Pilbara operates Pilgangoora in Western Australia—one of the world's largest hard-rock lithium deposits with all-in costs around $800-900 per tonne of spodumene concentrate. Among the lowest globally. This cost advantage saved them during the downturn. Even at trough prices near $900, Pilbara stayed cash flow positive while competitors hemorrhaged money and cut production.

Pilbara cranks out approximately 600,000-650,000 tonnes of spodumene annually, representing roughly 10-12% of global supply. That scale delivers serious negotiating power with Chinese processor customers. Despite commodity collapse, Pilbara kept net cash around $1.8-2.0 billion throughout the downturn, maintaining financial flexibility.

Current prices put Pilbara at approximately 18-20x forward earnings assuming lithium stays around $1,500-1,600 per tonne. If prices climb modestly to $2,000 over the next 18-24 months—realistic given supply-demand rebalancing—earnings could jump 50-70%, compressing the multiple to more reasonable 10-12x.

Liontown: High-Risk Speculation

Liontown's 119% surge is pure speculation since commercial production hasn't actually started yet. Kathleen Valley achieved first production late 2024, currently ramping toward nameplate capacity of 500,000 tonnes annually.

Project economics looked absolutely terrible at trough prices. At $900-1,000 per tonne lithium, the mine would struggle generating positive cash flow after debt service. Legitimate questions existed about whether Liontown would even survive long enough for prices to recover.

Liontown's operational leverage far exceeds Pilbara's due to higher costs and debt. Investors are basically betting that $1,500-2,000 lithium prices transform Kathleen Valley from marginal operation to cash machine. At $1.03 per share, Liontown is pure high-risk, high-reward for aggressive bulls only.

Why Bears Aren't Convinced

Supply additions that crushed markets in 2023-2024 didn't vanish—they're just temporarily curtailed.

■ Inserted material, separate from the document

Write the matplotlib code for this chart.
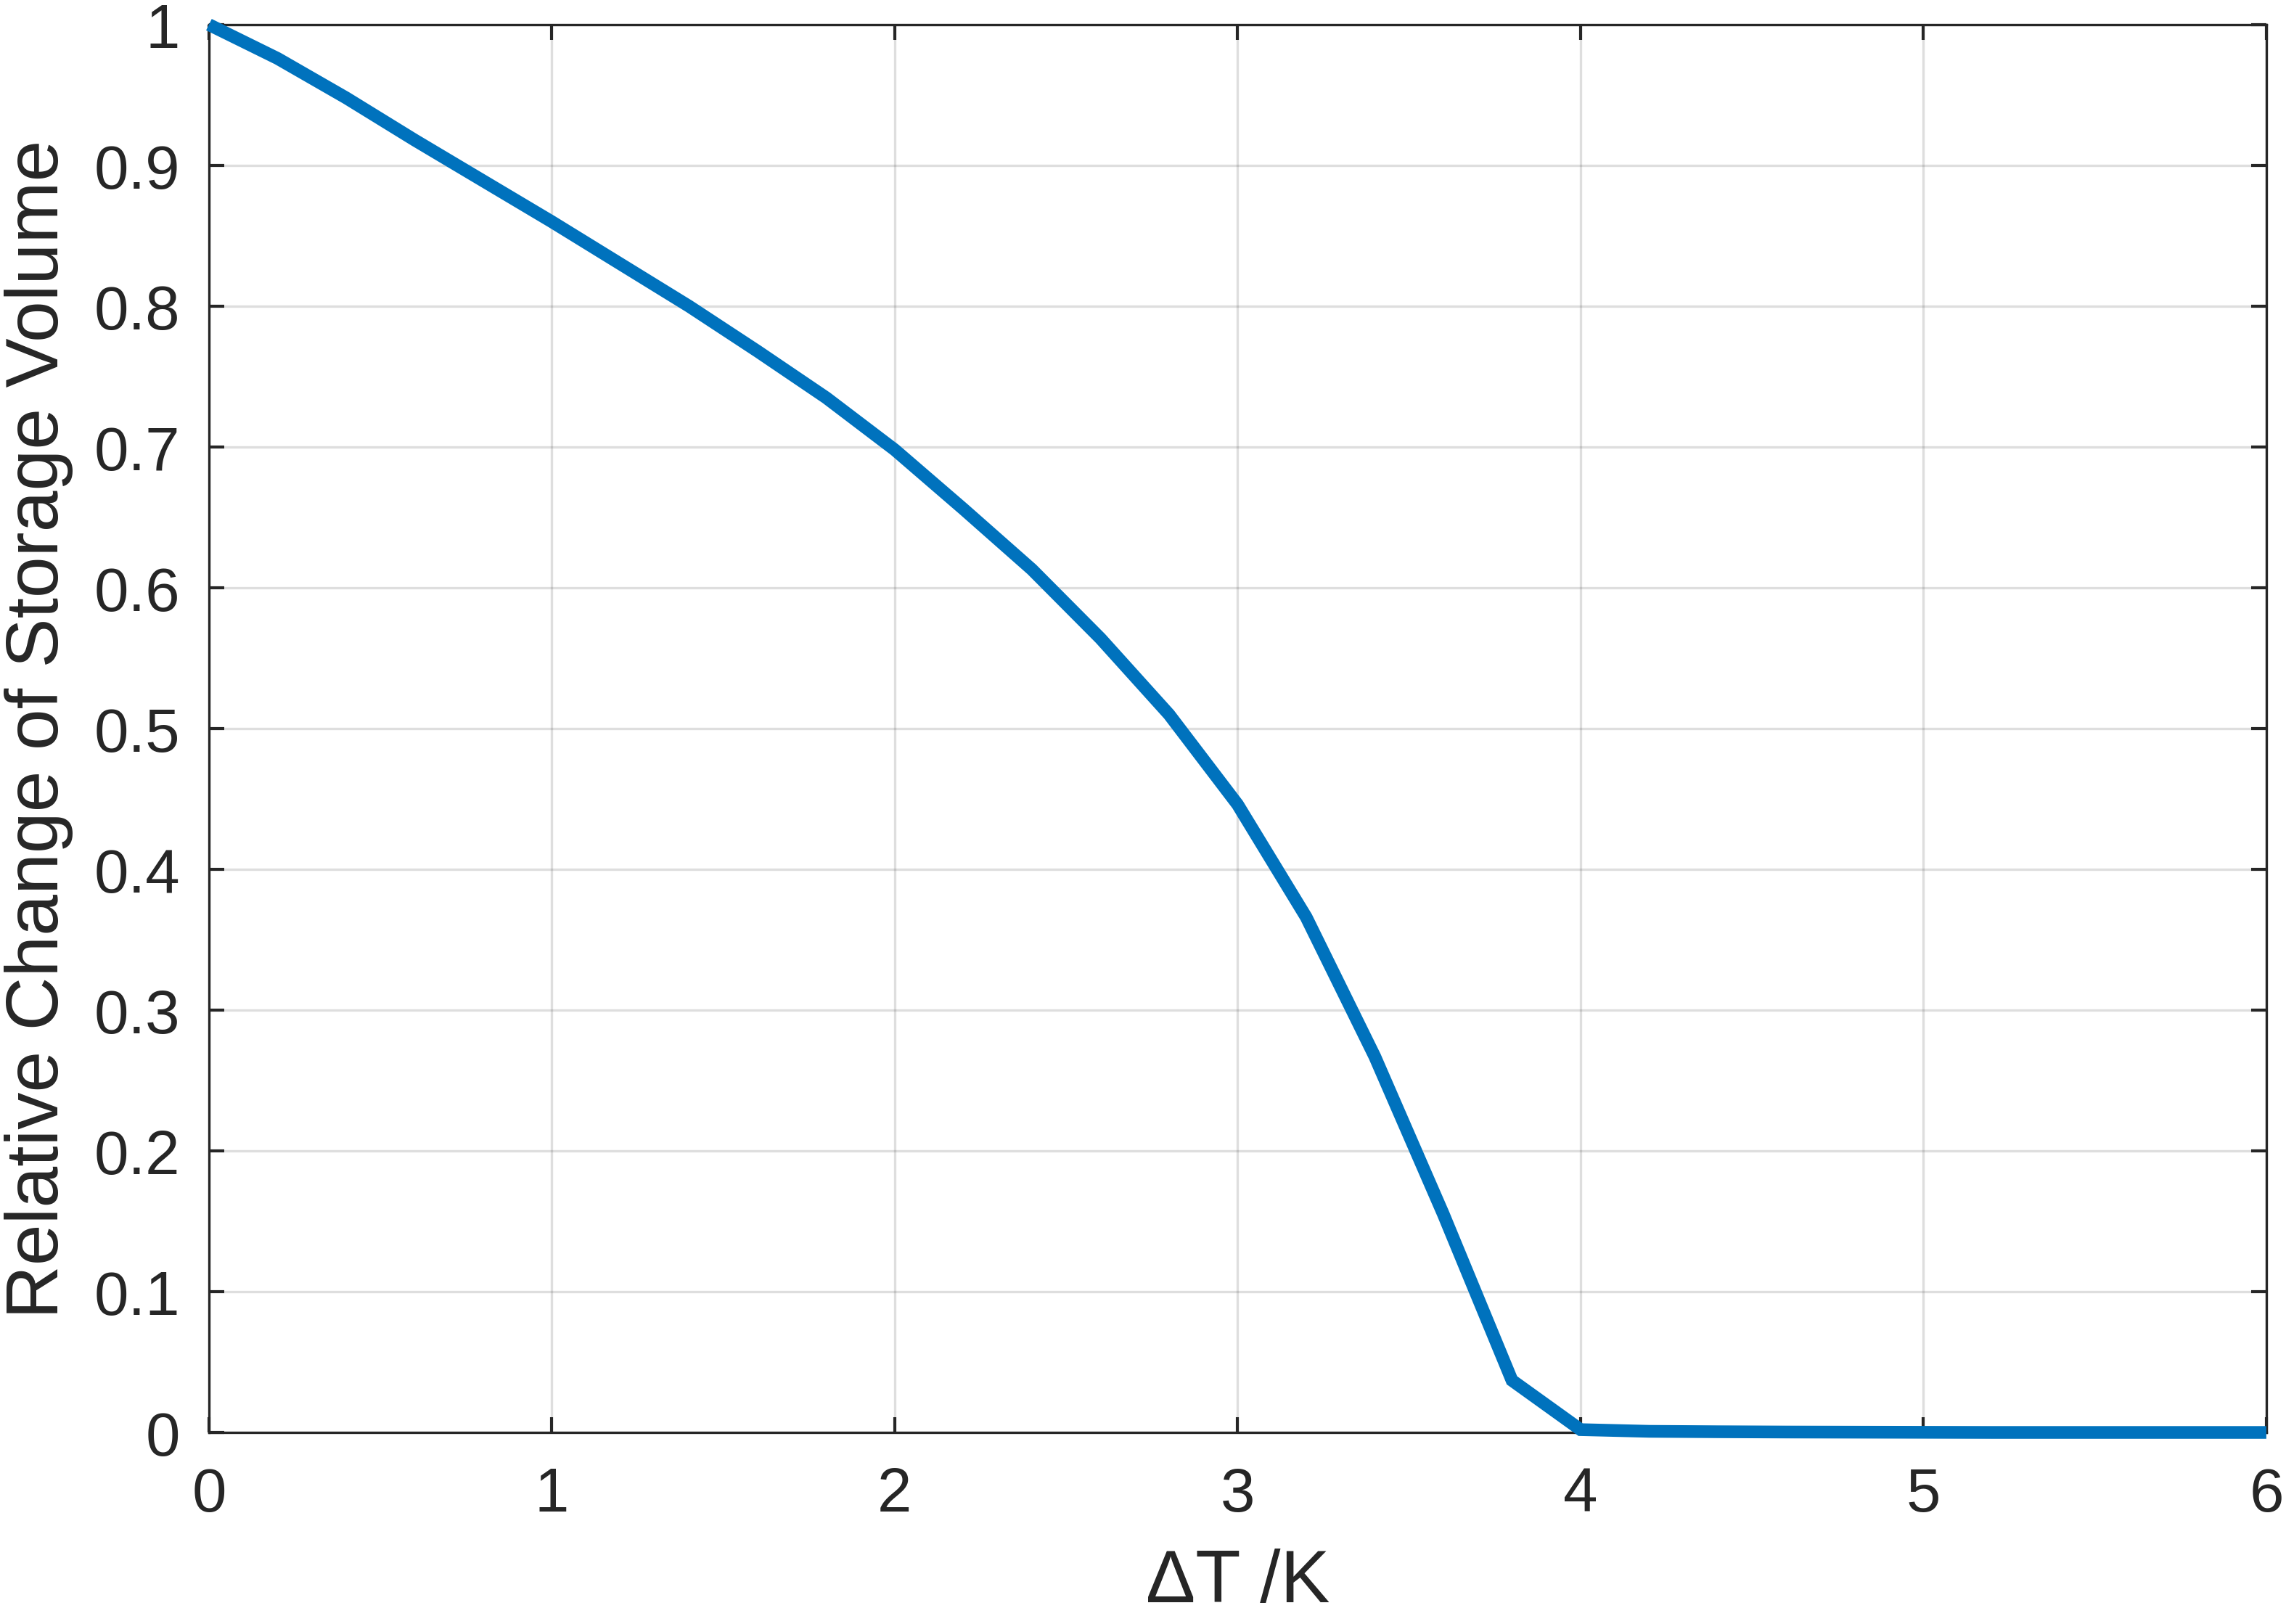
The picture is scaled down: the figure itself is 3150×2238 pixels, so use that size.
import matplotlib
matplotlib.use('Agg')
import matplotlib.pyplot as plt
import numpy as np

# temperature difference (K) and relative storage volume
delta_t = [0.0, 0.2, 0.4, 0.6, 0.8, 1.0, 1.2, 1.4, 1.6, 1.8, 2.0,
           2.2, 2.4, 2.6, 2.8, 3.0, 3.2, 3.4, 3.6, 3.8, 4.0,
           4.2, 4.4, 4.6, 4.8, 5.0, 5.2, 5.4, 5.6, 5.8, 6.0]
rel_volume = [1.0, 0.976, 0.948, 0.918, 0.889, 0.860, 0.830, 0.800, 0.768, 0.735, 0.698,
              0.656, 0.613, 0.564, 0.510, 0.446, 0.366, 0.267, 0.155, 0.037, 0.002,
              0.0008, 0.0005, 0.0003, 0.0002, 0.0001, 0.0, 0.0, 0.0, 0.0, 0.0]
x_ticks = [0, 1, 2, 3, 4, 5, 6]
y_ticks = [0, 0.1, 0.2, 0.3, 0.4, 0.5, 0.6, 0.7, 0.8, 0.9, 1]
y_labels = ['0', '0.1', '0.2', '0.3', '0.4', '0.5', '0.6', '0.7', '0.8', '0.9', '1']

plt.rcParams['font.family'] = ['Liberation Sans', 'DejaVu Sans']

fig = plt.figure(figsize=(10.5, 7.4633), dpi=300)
ax = fig.add_axes([0.0914, 0.1179, 0.900, 0.8665])

# line sits on top of the box, like matlab draws it
ax.plot(delta_t, rel_volume, color='#0072BD', linewidth=4.2,
        solid_joinstyle='miter', solid_capstyle='butt', clip_on=False, zorder=5)

ax.set_xlim(0, 6)
ax.set_ylim(0, 1)
ax.set_xticks(x_ticks)
ax.set_yticks(y_ticks)
ax.set_yticklabels(y_labels)
ax.grid(True, color='#262626', alpha=0.15, linewidth=0.8)
ax.set_axisbelow(True)

ax.tick_params(direction='in', length=5, width=1.0, colors='#262626',
               labelsize=20.5, top=True, right=True)
ax.tick_params(axis='x', pad=11)
ax.tick_params(axis='y', pad=9.5)
for s in ax.spines.values():
    s.set_color('#262626')
    s.set_linewidth(0.8)

ax.set_xlabel('ΔT /K', fontsize=24.5, color='#262626', labelpad=8)
ax.set_ylabel('Relative Change of Storage Volume', fontsize=24.5, color='#262626', labelpad=7)

fig.savefig('out.png')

If lithium recovers to $2,000-2,500, idled capacity restarts fast, potentially recreating oversupply within 12-18 months.

Chinese EV sales remain vulnerable to subsidy changes, macro weakness, and urban market saturation. Research continues on lithium-free batteries or reduced-lithium chemistries that could disrupt demand forecasts. Despite recovery, lithium stocks trade at multiples that look expensive if current prices persist.

Bottom Line for Investors

This rally combines fundamental improvement with technical squeeze dynamics. Chinese EV reacceleration and inventory normalization provided fundamental support, but massive short covering amplified gains way beyond what commodity fundamentals alone justified.

Cost position separates winners from losers. Pilbara's sub-$900/tonne costs ensured survival and positioned for recovery. Development plays like Liontown offer leverage but binary outcomes—position sizing must reflect this reality.

Long-term outlook for lithium remains constructive over 3-5 years as EV adoption continues and supply-demand rebalances. However, commodity cycles feature brutal volatility that punishes poor timing even when the long-term thesis proves correct.

For investors wanting lithium exposure, dollar-cost averaging over 6-12 months beats single large commitments. This approach captures long-term returns while surviving inevitable volatility that comes with commodity investing.